Problem -
All the data must come back unchanged, except that pictures are left out.

Dataset content -
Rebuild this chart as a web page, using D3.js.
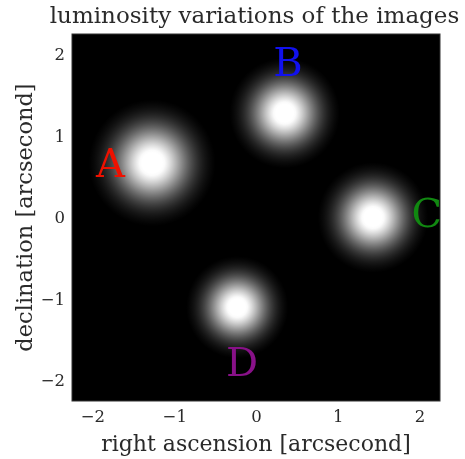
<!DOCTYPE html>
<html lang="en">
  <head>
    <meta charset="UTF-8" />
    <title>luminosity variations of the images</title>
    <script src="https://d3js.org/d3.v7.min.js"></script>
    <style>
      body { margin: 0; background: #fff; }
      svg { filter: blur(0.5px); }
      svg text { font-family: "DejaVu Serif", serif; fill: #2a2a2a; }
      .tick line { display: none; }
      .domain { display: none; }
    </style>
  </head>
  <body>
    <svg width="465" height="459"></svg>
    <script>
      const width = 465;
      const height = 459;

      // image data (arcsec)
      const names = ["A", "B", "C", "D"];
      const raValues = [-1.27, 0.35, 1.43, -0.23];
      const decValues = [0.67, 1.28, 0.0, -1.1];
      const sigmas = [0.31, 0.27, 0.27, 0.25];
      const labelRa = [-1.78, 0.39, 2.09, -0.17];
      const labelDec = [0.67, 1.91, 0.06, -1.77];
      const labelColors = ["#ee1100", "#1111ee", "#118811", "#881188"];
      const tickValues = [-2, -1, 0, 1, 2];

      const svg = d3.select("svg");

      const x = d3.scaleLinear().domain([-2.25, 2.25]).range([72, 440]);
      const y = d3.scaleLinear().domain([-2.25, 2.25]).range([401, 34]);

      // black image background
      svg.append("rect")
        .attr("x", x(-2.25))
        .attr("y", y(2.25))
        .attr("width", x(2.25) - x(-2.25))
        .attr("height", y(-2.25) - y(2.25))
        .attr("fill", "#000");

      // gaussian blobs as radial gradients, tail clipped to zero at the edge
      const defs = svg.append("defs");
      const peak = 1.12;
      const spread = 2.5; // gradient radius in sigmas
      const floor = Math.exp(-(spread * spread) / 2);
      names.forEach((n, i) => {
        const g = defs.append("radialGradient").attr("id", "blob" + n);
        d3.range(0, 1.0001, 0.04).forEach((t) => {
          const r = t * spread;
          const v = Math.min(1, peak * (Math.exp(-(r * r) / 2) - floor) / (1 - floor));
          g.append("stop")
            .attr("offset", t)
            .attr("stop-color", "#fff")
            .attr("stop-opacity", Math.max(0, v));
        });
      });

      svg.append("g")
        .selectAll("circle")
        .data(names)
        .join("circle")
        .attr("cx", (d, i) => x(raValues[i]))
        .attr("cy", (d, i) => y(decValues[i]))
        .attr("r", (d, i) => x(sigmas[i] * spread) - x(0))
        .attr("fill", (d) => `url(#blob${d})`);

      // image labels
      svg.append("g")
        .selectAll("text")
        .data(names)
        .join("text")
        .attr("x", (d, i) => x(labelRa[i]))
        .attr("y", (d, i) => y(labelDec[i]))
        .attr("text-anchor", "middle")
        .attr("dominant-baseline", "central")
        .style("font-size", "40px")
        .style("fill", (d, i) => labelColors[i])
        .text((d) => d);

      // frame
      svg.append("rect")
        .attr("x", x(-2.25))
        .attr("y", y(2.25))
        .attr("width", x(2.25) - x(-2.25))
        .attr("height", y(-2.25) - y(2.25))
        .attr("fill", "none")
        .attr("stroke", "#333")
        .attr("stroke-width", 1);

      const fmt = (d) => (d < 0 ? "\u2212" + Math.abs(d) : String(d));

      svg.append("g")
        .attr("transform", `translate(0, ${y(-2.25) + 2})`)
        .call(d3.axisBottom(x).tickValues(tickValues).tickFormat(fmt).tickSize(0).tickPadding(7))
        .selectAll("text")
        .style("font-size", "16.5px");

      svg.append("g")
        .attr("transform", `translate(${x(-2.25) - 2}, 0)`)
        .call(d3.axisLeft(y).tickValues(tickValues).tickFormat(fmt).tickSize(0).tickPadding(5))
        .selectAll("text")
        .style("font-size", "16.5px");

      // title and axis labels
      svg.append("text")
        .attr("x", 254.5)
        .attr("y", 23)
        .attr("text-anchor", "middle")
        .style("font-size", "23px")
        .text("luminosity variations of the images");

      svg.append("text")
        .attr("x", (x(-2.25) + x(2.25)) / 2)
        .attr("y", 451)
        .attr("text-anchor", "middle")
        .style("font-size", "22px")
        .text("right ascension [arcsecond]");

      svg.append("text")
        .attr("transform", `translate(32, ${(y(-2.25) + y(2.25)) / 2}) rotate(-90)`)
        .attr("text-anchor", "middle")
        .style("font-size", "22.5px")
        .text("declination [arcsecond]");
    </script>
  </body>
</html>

Reply -
Rebuild this chart as a web page, using D3.js.
<!DOCTYPE html>
<html lang="en">
  <head>
    <meta charset="UTF-8" />
    <title>luminosity variations of the images</title>
    <script src="https://d3js.org/d3.v7.min.js"></script>
    <style>
      body { margin: 0; background: #fff; }
      svg { filter: blur(0.5px); }
      svg text { font-family: "DejaVu Serif", serif; fill: #2a2a2a; }
      .tick line { display: none; }
      .domain { display: none; }
    </style>
  </head>
  <body>
    <svg width="465" height="459"></svg>
    <script>
      const width = 465;
      const height = 459;

      // image data (arcsec)
      const names = ["A", "B", "C", "D"];
      const raValues = [-1.27, 0.35, 1.43, -0.23];
      const decValues = [0.67, 1.28, 0.0, -1.1];
      const sigmas = [0.31, 0.27, 0.27, 0.25];
      const labelRa = [-1.78, 0.39, 2.09, -0.17];
      const labelDec = [0.67, 1.91, 0.06, -1.77];
      const labelColors = ["#ee1100", "#1111ee", "#118811", "#881188"];
      const tickValues = [-2, -1, 0, 1, 2];

      const svg = d3.select("svg");

      const x = d3.scaleLinear().domain([-2.25, 2.25]).range([72, 440]);
      const y = d3.scaleLinear().domain([-2.25, 2.25]).range([401, 34]);

      // black image background
      svg.append("rect")
        .attr("x", x(-2.25))
        .attr("y", y(2.25))
        .attr("width", x(2.25) - x(-2.25))
        .attr("height", y(-2.25) - y(2.25))
        .attr("fill", "#000");

      // gaussian blobs as radial gradients, tail clipped to zero at the edge
      const defs = svg.append("defs");
      const peak = 1.12;
      const spread = 2.5; // gradient radius in sigmas
      const floor = Math.exp(-(spread * spread) / 2);
      names.forEach((n, i) => {
        const g = defs.append("radialGradient").attr("id", "blob" + n);
        d3.range(0, 1.0001, 0.04).forEach((t) => {
          const r = t * spread;
          const v = Math.min(1, peak * (Math.exp(-(r * r) / 2) - floor) / (1 - floor));
          g.append("stop")
            .attr("offset", t)
            .attr("stop-color", "#fff")
            .attr("stop-opacity", Math.max(0, v));
        });
      });

      svg.append("g")
        .selectAll("circle")
        .data(names)
        .join("circle")
        .attr("cx", (d, i) => x(raValues[i]))
        .attr("cy", (d, i) => y(decValues[i]))
        .attr("r", (d, i) => x(sigmas[i] * spread) - x(0))
        .attr("fill", (d) => `url(#blob${d})`);

      // image labels
      svg.append("g")
        .selectAll("text")
        .data(names)
        .join("text")
        .attr("x", (d, i) => x(labelRa[i]))
        .attr("y", (d, i) => y(labelDec[i]))
        .attr("text-anchor", "middle")
        .attr("dominant-baseline", "central")
        .style("font-size", "40px")
        .style("fill", (d, i) => labelColors[i])
        .text((d) => d);

      // frame
      svg.append("rect")
        .attr("x", x(-2.25))
        .attr("y", y(2.25))
        .attr("width", x(2.25) - x(-2.25))
        .attr("height", y(-2.25) - y(2.25))
        .attr("fill", "none")
        .attr("stroke", "#333")
        .attr("stroke-width", 1);

      const fmt = (d) => (d < 0 ? "\u2212" + Math.abs(d) : String(d));

      svg.append("g")
        .attr("transform", `translate(0, ${y(-2.25) + 2})`)
        .call(d3.axisBottom(x).tickValues(tickValues).tickFormat(fmt).tickSize(0).tickPadding(7))
        .selectAll("text")
        .style("font-size", "16.5px");

      svg.append("g")
        .attr("transform", `translate(${x(-2.25) - 2}, 0)`)
        .call(d3.axisLeft(y).tickValues(tickValues).tickFormat(fmt).tickSize(0).tickPadding(5))
        .selectAll("text")
        .style("font-size", "16.5px");

      // title and axis labels
      svg.append("text")
        .attr("x", 254.5)
        .attr("y", 23)
        .attr("text-anchor", "middle")
        .style("font-size", "23px")
        .text("luminosity variations of the images");

      svg.append("text")
        .attr("x", (x(-2.25) + x(2.25)) / 2)
        .attr("y", 451)
        .attr("text-anchor", "middle")
        .style("font-size", "22px")
        .text("right ascension [arcsecond]");

      svg.append("text")
        .attr("transform", `translate(32, ${(y(-2.25) + y(2.25)) / 2}) rotate(-90)`)
        .attr("text-anchor", "middle")
        .style("font-size", "22.5px")
        .text("declination [arcsecond]");
    </script>
  </body>
</html>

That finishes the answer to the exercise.